School board members reiterated on Monday their push for an increase to the amount of money the state gives districts per student and checked in on other state issues.
Members of Kenai Peninsula Borough School District’s Information Committee heard updates on school funding, “parental rights” legislation and a defined benefits bill during their meeting. The group includes board members Penny Vadla, Tim Daugharty, Zen Kelly and Patti Truesdell.
KPBSD Superintendent Clayton Holland urged Monday for people to continue advocating for an increase to the base student allocation. If no additional funding for schools is made available by the Alaska Legislature, he said, KPBSD will face “the full $13 million” deficit that the district had to reconcile this budget cycle.
KPBSD Finance Director Elizabeth Hayes reported to the board earlier this year that the district was facing a $13.1 million budget deficit for fiscal year 2024, which starts on July 1, 2023, and ends on June 30, 2024. To remedy that deficit, the district plans to use about $6.2 million in leftover COVID-19 relief funds, $820,000 in savings and more than $3.6 million in budget cuts.
“I encourage everyone to remain optimistic and remain advocates for this so, basically, that we’re not kicking it down the road again, which is what’s been happening for years,” Holland said. “It’s time to take care of this.”
There are two bills being considered by the state lawmakers that would increase the amount of money school districts receive per student, called the base student allocation.
S.B. 52, sponsored by the Senate Education Committee, originally sought to increase the BSA by $1,000 per student. The Senate committee substitute, which was moved out of the Senate Education Committee earlier this month, would increase the amount by $1,000 initially, then increase it another $348 in fiscal year 2025, and then adjust it for inflation the year after that.
A separate bill, H.B. 65, originally sought to increase the base student allocation by $1,250. The committee substitute of that bill would instead increase the amount by $680 for the upcoming fiscal year, and by another $120 for the year after.
As reported by the Alaska Beacon, the Alaska Senate Finance Committee last week was presented with a budget containing $175 million in extra funding for schools. The Alaska House of Representatives also approved in its own version of the state budget about $175 million in extra school funding. An increase of $175 million is enough to bump per-student funding by $680.
Board Vice President Zen Kelly urged those interested in testifying on school funding that they push for an increase to the base student allocation amount, rather than a one-time increase.
“We’re going to be in the same boat next year of fighting after one-time money kind of saves the day again,” Kelly said. “I think there is as much will as I’ve ever seen in the Legislature to put something into the BSA that we can count on as we start developing our budget next October for fiscal year (2025).”
Additional concern was raised by Holland about the newly amended House Bill 105, which Gov. Mike Dunleavy introduced earlier this year as a “parental rights” bill.

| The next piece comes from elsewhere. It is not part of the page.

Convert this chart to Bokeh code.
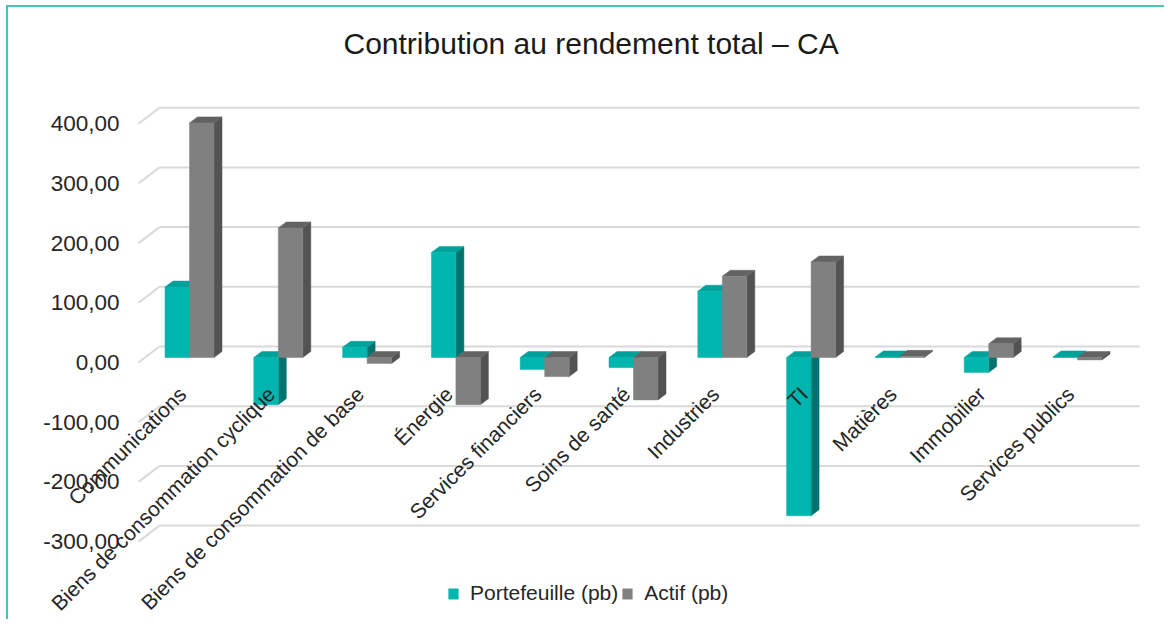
import math
from bokeh.plotting import figure
from bokeh.models import Range1d, LinearAxis, FixedTicker, Legend, LegendItem
from bokeh.embed import file_html
from bokeh.resources import INLINE

# ---------------- data ----------------
categories = ["Communications", "Biens de consommation cyclique",
              "Biens de consommation de base", "Énergie", "Services financiers",
              "Soins de santé", "Industries", "TI", "Matières", "Immobilier",
              "Services publics"]
portefeuille = [118, -79, 17, 176, -20, -17, 111, -265, 1, -25, 1]
actif = [393, 217, -10, -79, -32, -71, 136, 160, 2, 23, -4]
y_ticks = [-300, -200, -100, 0, 100, 200, 300, 400]
series_names = ["Portefeuille (pb)", "Actif (pb)"]
title_text = "Contribution au rendement total – CA"

# ---------------- layout (page pixels -> canvas pixels) ----------------
OX, OY = 8, 7                            # canvas origin on the page (after border)
W, H = 1158, 614
FL, FR, FT, FB = 0, 1140, 60, 611        # frame edges (canvas)
AXIS_X = 119 - OX + 1                    # value-axis location (labels end at 119)
ZERO_Y = 357 - OY                        # bar plane zero line
PX_UNIT = 0.597                          # pixels per unit (pb)
X0 = 189 - OX                            # first category centre
PX_CAT = 88.8                            # pixels per category
LABEL_SHIFT = -7 / PX_CAT                # category labels sit slightly left of centre

x_start = (FL - X0) / PX_CAT
x_end = (FR - X0) / PX_CAT
y_start = (ZERO_Y - FB) / PX_UNIT
y_end = (ZERO_Y - FT) / PX_UNIT
front_shift = 5 / PX_UNIT                # front plane is 5px below bar plane
back_shift = 11 / PX_UNIT                # back wall is 11px above bar plane

FONT = "Liberation Sans"
TXT = "#262626"

p = figure(width=W, height=H, output_backend="svg", toolbar_location=None,
           x_range=Range1d(x_start, x_end), y_range=Range1d(y_start, y_end),
           x_axis_location=None, y_axis_location=None,
           min_border_left=FL, min_border_right=W - FR,
           min_border_top=FT, min_border_bottom=H - FB,
           background_fill_color="white", border_fill_color="white",
           outline_line_color=None)
p.styles = {"border-left": "2px solid #4cc2bc", "border-top": "2px solid #4cc2bc",
            "margin-left": f"{OX - 2}px", "margin-top": f"{OY - 2}px"}
p.extra_y_ranges = {"front": Range1d(y_start + front_shift, y_end + front_shift)}

for g in p.grid:
    g.visible = False

# ---------------- back wall gridlines + side wall diagonals ----------------
gx0 = (159 - OX - X0) / PX_CAT
gx1 = (1139 - OX - X0) / PX_CAT
fx = (138 - OX - X0) / PX_CAT
grid_y = [v + back_shift for v in y_ticks]
p.segment(x0=[gx0] * len(y_ticks), x1=[gx1] * len(y_ticks), y0=grid_y, y1=grid_y,
          line_color="#d9d9d9", line_width=2)
p.segment(x0=[fx] * len(y_ticks), x1=[gx0] * len(y_ticks),
          y0=[v - front_shift for v in y_ticks], y1=grid_y,
          line_color="#d9d9d9", line_width=2)

# ---------------- pseudo-3D bars ----------------
bw = 24.5 / PX_CAT
dx = 8 / PX_CAT
dy = 6 / PX_UNIT

styles = [
    dict(front="#00b5ad", side="#00736e", top="#00a19a", off=-bw),
    dict(front="#808080", side="#535353", top="#636363", off=0.0),
]
front_renderers = []
for vals, st in zip([portefeuille, actif], styles):
    left = [i + st["off"] for i in range(len(vals))]
    right = [l + bw for l in left]
    lo = [min(0, v) for v in vals]
    hi = [max(0, v) for v in vals]
    side_xs = [[r, r + dx, r + dx, r] for r in right]
    side_ys = [[a, a + dy, b + dy, b] for a, b in zip(lo, hi)]
    top_xs = [[l, l + dx, r + dx, r] for l, r in zip(left, right)]
    top_ys = [[b, b + dy, b + dy, b] for b in hi]
    p.patches(side_xs, side_ys, fill_color=st["side"], line_color=st["side"], line_width=0.5)
    p.patches(top_xs, top_ys, fill_color=st["top"], line_color=st["top"], line_width=0.5)
    r = p.quad(left=left, right=right, bottom=lo, top=hi,
               fill_color=st["front"], line_color=st["front"], line_width=0.5)
    front_renderers.append(r)

# ---------------- axes ----------------
yaxis = LinearAxis(y_range_name="front", ticker=FixedTicker(ticks=y_ticks),
                   major_label_overrides={v: f"{v:.2f}".replace(".", ",") for v in y_ticks},
                   fixed_location=(AXIS_X - X0) / PX_CAT)
yaxis.axis_line_color = None
yaxis.major_tick_line_color = None
yaxis.minor_tick_line_color = None
yaxis.major_tick_out = 0
yaxis.major_label_standoff = 1
yaxis.major_label_text_font = FONT
yaxis.major_label_text_font_size = "22.5px"
yaxis.major_label_text_color = TXT
p.add_layout(yaxis, "left")

cat_ticks = [i + LABEL_SHIFT for i in range(len(categories))]
xaxis = LinearAxis(ticker=FixedTicker(ticks=cat_ticks),
                   major_label_overrides={t: c for t, c in zip(cat_ticks, categories)},
                   fixed_location=0)
xaxis.axis_line_color = None
xaxis.major_tick_line_color = None
xaxis.minor_tick_line_color = None
xaxis.major_tick_out = 0
xaxis.major_label_standoff = 33
xaxis.major_label_orientation = math.pi / 4
xaxis.major_label_text_font = FONT
xaxis.major_label_text_font_size = "21px"
xaxis.major_label_text_color = TXT
p.add_layout(xaxis, "below")

# ---------------- legend ----------------
legend = Legend(items=[LegendItem(label=n, renderers=[r]) for n, r in zip(series_names, front_renderers)],
                orientation="horizontal", location=(447 - OX - FL, FB - (605 - OY)),
                label_text_font=FONT, label_text_font_size="21px", label_text_color=TXT,
                glyph_width=12, glyph_height=13, label_standoff=11, spacing=3,
                padding=0, margin=0, border_line_color=None, background_fill_alpha=0)
p.add_layout(legend, "center")

# ---------------- title ----------------
p.title.text = title_text
p.title.align = "left"
p.title.offset = 343 - OX - FL
p.title.text_font = FONT
p.title.text_font_size = "30px"
p.title.text_font_style = "normal"
p.title.text_color = "#1a1a1a"
p.title.standoff = 16

open("out.html", "w").write(file_html(p, INLINE))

As originally proposed, the bill would have required parents to opt their children into courses or programs that talk about sexual education or gender identity and require written permission from a student’s parent if they wish to use a different name or pronoun. The bill would have also required schools to separate student locker rooms and bathrooms by biological sex or provide single occupant facilities.
The amended version of the bill, which advanced out of the House Education Committee last week, requires parental permission for students to participate in any school activity, class or program, regardless of the topic. Parents would also be required to provide to their student’s school district each semester a list of all the names and pronouns that can be used to address their student.
Holland on Monday said requiring parents to opt students into every lesson is not realistic.
“I think the pragmatics of doing that — it’s not realistic and to me shows a clear lack of understanding of how schools work,” he said.
The amended version of the bill also removes references to the separation of locker and restrooms by biological sex as among the ways school districts may be required to address student safety and privacy in those areas. Schools would also be newly eligible for “parental involvement initiatives funding” in the same way they’re eligible for special needs and career and technical education funding.
Holland also expressed skepticism that Senate Bill 88 would make it across the finish line this year. That bill would return Alaska’s teachers and public employees to a defined benefit retirement system, rather than a 401(k)-style system that employees hired after 2006 have.
Under the legislation nearly three in four KPBSD staff would be eligible to move to a defined benefit retirement plan, which some say would help address staff recruitment and retention strategies by giving staff retirement security.
“My gut’s telling me this will be one they’ll start the year off with next year,” Holland said.
More information about KPBSD’s budget process for the upcoming fiscal year can be found on KPBSD’s finance webpage at kpbsd.org.